Record excerpts »
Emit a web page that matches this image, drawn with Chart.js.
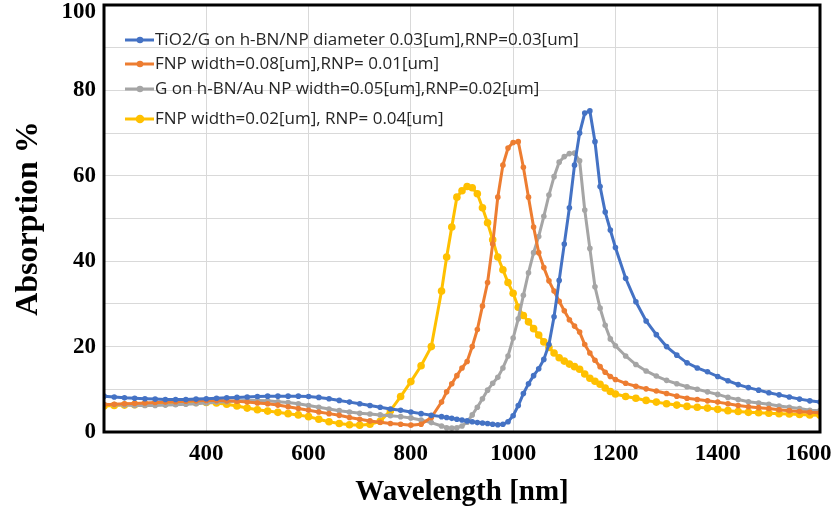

* * *

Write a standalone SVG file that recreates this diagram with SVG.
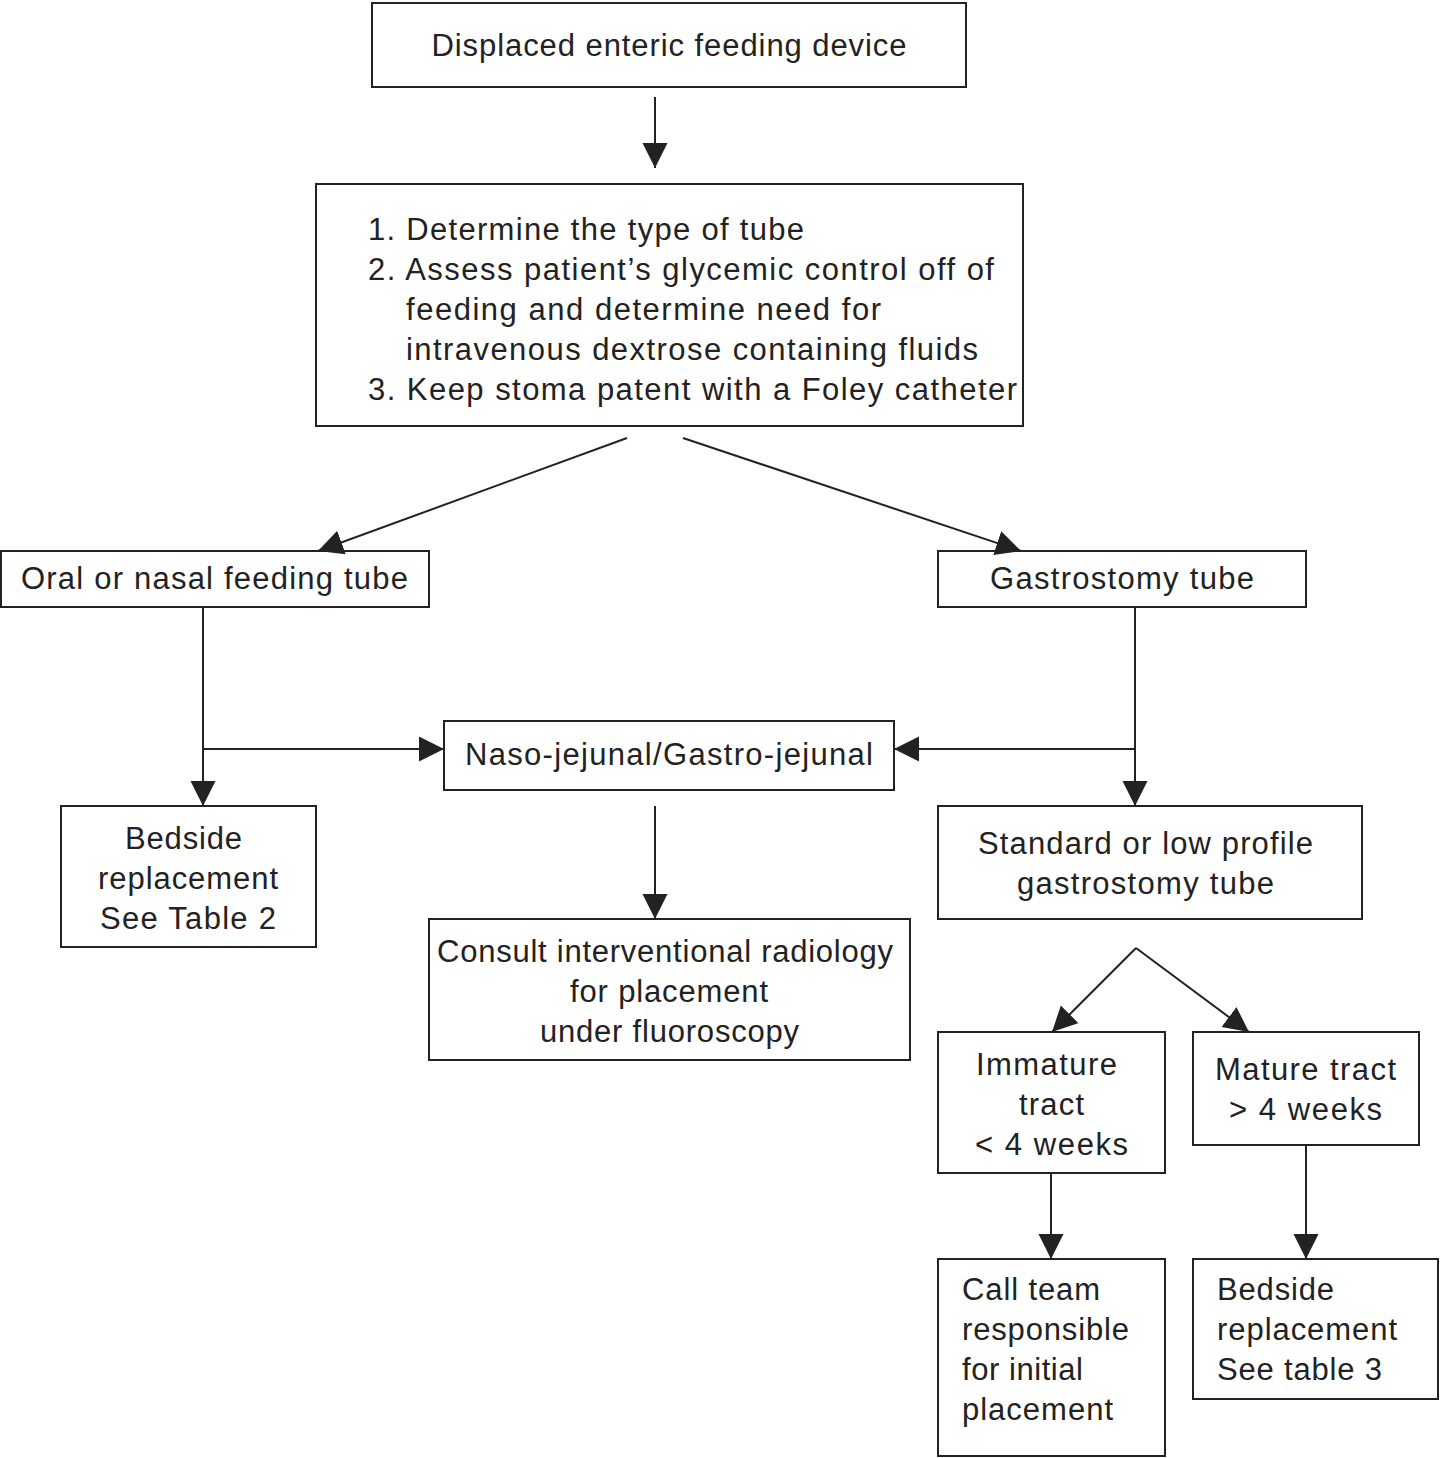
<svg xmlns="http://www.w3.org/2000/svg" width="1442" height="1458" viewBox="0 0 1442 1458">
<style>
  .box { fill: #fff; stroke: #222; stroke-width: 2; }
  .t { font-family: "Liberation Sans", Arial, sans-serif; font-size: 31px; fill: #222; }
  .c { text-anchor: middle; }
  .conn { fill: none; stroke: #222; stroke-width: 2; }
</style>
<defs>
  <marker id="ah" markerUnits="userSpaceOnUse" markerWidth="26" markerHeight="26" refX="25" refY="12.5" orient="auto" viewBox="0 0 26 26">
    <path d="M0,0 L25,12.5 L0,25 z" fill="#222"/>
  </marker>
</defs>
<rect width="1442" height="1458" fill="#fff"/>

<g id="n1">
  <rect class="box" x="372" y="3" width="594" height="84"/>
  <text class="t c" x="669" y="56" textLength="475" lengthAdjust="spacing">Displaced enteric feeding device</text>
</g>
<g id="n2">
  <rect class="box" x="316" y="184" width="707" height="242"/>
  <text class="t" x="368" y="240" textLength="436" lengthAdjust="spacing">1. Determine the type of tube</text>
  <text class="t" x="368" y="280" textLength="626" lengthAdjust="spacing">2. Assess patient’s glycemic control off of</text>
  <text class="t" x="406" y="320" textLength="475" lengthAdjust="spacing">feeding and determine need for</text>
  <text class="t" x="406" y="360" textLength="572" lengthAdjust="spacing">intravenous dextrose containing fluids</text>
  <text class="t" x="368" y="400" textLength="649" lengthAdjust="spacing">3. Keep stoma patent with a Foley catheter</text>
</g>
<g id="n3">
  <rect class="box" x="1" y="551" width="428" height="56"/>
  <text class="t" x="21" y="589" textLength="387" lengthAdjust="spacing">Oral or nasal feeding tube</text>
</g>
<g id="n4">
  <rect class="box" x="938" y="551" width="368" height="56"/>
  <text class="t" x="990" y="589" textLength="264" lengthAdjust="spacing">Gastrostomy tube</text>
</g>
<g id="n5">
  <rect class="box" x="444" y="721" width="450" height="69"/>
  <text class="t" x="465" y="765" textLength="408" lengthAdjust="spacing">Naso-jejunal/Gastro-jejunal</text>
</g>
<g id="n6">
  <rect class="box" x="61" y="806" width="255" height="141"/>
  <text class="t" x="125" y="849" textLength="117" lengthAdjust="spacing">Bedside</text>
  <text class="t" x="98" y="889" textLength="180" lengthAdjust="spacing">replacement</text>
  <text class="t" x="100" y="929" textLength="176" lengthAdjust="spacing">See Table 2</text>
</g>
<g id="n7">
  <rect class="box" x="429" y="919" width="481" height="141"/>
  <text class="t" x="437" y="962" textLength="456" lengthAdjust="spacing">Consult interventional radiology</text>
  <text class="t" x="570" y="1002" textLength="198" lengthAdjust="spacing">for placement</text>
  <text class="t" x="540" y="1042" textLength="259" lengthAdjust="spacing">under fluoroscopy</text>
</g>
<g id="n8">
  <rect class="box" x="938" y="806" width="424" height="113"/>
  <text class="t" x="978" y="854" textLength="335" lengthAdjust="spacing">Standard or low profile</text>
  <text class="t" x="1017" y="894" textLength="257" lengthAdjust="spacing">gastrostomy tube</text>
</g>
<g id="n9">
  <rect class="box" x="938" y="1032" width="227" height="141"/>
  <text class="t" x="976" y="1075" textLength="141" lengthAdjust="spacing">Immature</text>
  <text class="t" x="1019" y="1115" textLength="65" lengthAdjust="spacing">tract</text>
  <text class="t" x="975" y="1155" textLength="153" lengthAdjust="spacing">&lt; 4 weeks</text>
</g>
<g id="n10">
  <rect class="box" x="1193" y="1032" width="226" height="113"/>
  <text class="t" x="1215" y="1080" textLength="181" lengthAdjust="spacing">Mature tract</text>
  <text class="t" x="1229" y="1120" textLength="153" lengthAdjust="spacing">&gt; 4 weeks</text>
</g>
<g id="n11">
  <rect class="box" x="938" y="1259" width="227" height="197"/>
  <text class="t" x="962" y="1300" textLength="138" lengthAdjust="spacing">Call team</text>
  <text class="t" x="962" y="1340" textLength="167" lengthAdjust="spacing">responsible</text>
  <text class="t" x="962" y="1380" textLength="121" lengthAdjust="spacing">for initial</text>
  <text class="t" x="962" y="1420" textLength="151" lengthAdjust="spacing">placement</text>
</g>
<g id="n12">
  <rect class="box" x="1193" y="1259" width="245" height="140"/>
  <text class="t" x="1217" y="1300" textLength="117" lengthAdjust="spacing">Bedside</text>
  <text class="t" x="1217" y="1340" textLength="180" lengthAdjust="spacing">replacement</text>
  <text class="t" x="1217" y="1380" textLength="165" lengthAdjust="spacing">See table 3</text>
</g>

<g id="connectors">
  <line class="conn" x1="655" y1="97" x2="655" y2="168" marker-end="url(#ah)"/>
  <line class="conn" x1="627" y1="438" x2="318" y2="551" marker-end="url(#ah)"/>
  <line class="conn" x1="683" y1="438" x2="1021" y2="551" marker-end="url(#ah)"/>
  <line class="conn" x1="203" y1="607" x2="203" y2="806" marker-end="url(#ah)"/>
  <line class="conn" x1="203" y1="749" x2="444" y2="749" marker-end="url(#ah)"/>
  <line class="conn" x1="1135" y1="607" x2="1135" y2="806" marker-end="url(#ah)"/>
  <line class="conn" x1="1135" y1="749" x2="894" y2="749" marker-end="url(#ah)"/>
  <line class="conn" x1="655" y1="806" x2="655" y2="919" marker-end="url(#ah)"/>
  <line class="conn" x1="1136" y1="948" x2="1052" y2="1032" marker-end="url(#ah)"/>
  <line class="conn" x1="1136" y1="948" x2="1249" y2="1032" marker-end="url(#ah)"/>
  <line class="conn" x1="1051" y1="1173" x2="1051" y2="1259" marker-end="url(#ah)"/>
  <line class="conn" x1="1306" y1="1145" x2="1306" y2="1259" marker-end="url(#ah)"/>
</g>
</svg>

==

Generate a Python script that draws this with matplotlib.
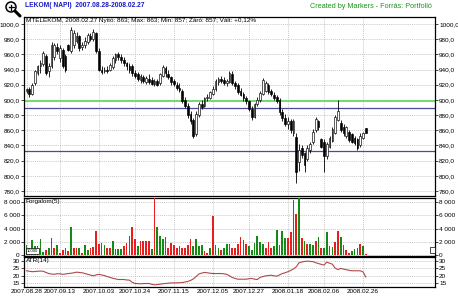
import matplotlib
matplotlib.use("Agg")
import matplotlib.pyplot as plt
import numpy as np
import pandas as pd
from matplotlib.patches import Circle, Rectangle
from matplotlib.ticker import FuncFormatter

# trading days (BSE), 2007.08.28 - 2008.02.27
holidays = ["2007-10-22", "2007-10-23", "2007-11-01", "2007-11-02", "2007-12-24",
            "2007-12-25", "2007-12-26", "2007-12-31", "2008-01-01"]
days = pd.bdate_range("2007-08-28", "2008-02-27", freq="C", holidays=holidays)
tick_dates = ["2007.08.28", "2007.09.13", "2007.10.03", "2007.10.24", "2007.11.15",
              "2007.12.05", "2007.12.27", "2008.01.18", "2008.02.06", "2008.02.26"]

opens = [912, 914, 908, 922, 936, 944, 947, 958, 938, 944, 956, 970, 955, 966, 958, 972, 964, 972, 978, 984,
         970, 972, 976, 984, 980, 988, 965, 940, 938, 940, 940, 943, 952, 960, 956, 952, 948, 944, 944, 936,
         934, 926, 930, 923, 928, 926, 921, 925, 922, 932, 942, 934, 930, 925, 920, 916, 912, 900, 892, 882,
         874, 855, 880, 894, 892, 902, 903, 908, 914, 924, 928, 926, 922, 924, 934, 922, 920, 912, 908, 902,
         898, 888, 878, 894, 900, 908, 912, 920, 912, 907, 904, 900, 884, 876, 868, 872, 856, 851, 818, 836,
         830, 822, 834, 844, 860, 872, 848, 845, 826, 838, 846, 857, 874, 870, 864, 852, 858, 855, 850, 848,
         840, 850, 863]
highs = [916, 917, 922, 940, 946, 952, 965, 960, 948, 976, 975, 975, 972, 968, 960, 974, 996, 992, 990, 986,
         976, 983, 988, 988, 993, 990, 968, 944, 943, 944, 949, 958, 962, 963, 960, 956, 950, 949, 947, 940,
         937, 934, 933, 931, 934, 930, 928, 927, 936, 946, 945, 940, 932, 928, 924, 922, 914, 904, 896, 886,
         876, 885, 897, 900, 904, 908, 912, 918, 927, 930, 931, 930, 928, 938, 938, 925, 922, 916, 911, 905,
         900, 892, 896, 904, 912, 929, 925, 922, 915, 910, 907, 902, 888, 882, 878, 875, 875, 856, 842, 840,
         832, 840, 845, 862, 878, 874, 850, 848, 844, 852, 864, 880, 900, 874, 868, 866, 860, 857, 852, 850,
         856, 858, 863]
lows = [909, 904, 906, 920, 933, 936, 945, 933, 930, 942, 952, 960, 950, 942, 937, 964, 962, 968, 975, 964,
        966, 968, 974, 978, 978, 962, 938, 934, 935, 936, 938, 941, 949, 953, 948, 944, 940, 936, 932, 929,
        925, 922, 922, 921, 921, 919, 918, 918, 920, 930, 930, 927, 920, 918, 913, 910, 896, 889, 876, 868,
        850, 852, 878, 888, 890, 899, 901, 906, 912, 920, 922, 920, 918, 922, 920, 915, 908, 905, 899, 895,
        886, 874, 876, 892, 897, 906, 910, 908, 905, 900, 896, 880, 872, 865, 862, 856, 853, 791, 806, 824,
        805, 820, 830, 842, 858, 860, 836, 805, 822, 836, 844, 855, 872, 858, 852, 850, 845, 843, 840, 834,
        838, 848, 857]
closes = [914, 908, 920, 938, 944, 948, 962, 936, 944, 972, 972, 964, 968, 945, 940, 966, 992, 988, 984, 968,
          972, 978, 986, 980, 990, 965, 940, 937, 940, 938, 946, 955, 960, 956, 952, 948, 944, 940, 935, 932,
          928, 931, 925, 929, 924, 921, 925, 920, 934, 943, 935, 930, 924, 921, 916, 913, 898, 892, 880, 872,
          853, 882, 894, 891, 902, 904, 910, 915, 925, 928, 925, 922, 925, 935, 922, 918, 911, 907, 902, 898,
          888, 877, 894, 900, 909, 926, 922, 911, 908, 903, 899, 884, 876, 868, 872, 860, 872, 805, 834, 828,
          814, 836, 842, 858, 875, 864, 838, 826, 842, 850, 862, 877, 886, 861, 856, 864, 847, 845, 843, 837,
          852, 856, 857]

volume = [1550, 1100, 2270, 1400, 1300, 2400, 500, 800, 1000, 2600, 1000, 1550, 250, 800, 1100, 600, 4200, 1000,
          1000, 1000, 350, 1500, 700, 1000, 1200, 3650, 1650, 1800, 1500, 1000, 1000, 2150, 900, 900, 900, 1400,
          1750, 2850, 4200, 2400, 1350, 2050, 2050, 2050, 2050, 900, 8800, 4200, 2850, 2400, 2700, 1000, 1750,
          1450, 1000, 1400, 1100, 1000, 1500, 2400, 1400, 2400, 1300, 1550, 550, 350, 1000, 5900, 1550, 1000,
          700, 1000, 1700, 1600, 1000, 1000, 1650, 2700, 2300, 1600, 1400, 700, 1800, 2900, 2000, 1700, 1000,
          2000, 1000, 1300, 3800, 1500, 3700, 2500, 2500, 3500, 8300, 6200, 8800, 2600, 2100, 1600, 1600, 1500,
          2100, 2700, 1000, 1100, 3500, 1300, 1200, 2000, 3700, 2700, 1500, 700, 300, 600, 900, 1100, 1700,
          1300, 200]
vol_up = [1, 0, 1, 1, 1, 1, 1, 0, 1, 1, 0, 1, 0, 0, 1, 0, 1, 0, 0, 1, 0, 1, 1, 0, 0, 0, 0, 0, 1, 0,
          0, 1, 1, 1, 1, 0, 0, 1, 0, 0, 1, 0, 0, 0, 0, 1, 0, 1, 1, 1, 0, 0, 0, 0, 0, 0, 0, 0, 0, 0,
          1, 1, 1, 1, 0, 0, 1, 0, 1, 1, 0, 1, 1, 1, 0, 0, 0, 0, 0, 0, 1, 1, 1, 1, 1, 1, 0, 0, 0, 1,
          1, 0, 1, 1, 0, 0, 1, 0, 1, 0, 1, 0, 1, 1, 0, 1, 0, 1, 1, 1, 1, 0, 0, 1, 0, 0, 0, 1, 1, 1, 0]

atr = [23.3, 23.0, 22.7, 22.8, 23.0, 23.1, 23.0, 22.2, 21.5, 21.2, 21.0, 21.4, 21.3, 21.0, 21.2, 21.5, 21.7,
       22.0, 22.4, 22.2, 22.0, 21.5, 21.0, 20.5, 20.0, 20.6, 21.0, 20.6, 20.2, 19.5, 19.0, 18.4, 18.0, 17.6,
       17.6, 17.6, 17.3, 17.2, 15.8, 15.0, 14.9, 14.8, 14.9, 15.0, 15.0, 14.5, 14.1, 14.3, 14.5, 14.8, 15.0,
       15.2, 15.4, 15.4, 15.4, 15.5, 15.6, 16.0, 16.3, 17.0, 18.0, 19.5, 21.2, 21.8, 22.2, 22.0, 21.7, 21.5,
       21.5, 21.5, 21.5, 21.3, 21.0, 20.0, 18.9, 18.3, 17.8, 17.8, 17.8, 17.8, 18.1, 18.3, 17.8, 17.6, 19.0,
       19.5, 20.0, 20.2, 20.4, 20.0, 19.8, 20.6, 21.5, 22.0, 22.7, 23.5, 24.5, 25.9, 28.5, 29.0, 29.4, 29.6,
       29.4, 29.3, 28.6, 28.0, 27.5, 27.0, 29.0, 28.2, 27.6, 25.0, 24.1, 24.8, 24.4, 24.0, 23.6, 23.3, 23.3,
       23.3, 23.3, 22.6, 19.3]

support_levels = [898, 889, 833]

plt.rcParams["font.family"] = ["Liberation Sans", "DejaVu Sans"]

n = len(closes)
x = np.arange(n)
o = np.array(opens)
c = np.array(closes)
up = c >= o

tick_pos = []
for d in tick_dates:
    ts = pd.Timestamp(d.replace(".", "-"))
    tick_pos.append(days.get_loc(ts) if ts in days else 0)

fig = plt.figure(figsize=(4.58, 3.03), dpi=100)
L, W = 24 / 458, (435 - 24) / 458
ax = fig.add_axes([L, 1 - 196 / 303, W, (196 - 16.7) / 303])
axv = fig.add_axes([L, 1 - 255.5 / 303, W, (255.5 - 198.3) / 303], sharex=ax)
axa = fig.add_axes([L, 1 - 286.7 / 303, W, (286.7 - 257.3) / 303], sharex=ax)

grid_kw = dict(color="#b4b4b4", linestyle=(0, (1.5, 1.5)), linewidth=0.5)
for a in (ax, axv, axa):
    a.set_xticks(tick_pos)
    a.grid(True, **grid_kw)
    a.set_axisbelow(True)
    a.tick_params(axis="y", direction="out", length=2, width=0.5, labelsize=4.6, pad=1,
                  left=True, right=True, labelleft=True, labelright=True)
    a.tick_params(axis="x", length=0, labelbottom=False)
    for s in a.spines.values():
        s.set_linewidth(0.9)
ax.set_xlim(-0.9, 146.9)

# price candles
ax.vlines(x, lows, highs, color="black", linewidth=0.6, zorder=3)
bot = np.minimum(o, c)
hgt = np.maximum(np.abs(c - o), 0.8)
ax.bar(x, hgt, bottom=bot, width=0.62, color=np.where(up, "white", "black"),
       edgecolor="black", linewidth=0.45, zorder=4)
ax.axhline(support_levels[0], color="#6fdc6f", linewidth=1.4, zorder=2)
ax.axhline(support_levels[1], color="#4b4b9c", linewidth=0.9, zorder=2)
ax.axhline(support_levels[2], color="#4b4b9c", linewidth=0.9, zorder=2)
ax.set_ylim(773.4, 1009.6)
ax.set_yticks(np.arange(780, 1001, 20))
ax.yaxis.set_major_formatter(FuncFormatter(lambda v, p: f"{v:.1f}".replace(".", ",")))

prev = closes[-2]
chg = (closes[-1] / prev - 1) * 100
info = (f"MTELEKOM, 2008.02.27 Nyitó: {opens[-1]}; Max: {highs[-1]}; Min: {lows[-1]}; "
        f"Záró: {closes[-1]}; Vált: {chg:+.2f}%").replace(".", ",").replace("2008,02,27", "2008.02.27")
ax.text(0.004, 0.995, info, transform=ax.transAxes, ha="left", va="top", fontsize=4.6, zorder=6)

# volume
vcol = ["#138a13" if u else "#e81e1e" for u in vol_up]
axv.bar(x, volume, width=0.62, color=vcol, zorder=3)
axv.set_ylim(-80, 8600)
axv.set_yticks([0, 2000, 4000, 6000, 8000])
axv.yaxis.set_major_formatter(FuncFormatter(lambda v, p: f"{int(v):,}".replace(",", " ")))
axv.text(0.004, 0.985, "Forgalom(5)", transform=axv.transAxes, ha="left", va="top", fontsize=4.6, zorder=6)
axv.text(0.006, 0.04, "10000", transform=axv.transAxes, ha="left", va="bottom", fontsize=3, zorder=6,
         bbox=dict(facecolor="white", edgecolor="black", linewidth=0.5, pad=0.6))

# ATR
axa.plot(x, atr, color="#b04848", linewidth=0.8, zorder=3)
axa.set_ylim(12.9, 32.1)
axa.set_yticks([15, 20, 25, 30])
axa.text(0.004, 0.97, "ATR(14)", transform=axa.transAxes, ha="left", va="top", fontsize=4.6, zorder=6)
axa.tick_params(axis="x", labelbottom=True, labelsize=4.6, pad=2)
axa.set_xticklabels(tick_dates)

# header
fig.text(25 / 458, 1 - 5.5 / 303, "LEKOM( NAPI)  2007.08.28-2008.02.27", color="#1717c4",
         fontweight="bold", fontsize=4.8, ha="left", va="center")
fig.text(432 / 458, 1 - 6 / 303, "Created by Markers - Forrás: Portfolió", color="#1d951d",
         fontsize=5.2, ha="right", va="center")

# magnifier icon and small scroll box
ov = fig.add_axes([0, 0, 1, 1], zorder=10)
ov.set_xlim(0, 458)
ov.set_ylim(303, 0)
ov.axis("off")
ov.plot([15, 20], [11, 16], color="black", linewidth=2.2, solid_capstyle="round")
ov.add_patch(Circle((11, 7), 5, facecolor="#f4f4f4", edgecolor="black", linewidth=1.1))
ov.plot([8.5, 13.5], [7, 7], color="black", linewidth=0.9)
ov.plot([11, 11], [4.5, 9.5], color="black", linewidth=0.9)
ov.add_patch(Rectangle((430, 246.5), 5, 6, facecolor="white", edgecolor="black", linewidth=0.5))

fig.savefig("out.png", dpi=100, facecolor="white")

Aim of the exercise » Pick out each line containing "matplotlib" and report it.

Final answer »
Generate a Python script that draws this with matplotlib.
import matplotlib
matplotlib.use("Agg")
import matplotlib.pyplot as plt
from matplotlib.patches import Circle, Rectangle
from matplotlib.ticker import FuncFormatter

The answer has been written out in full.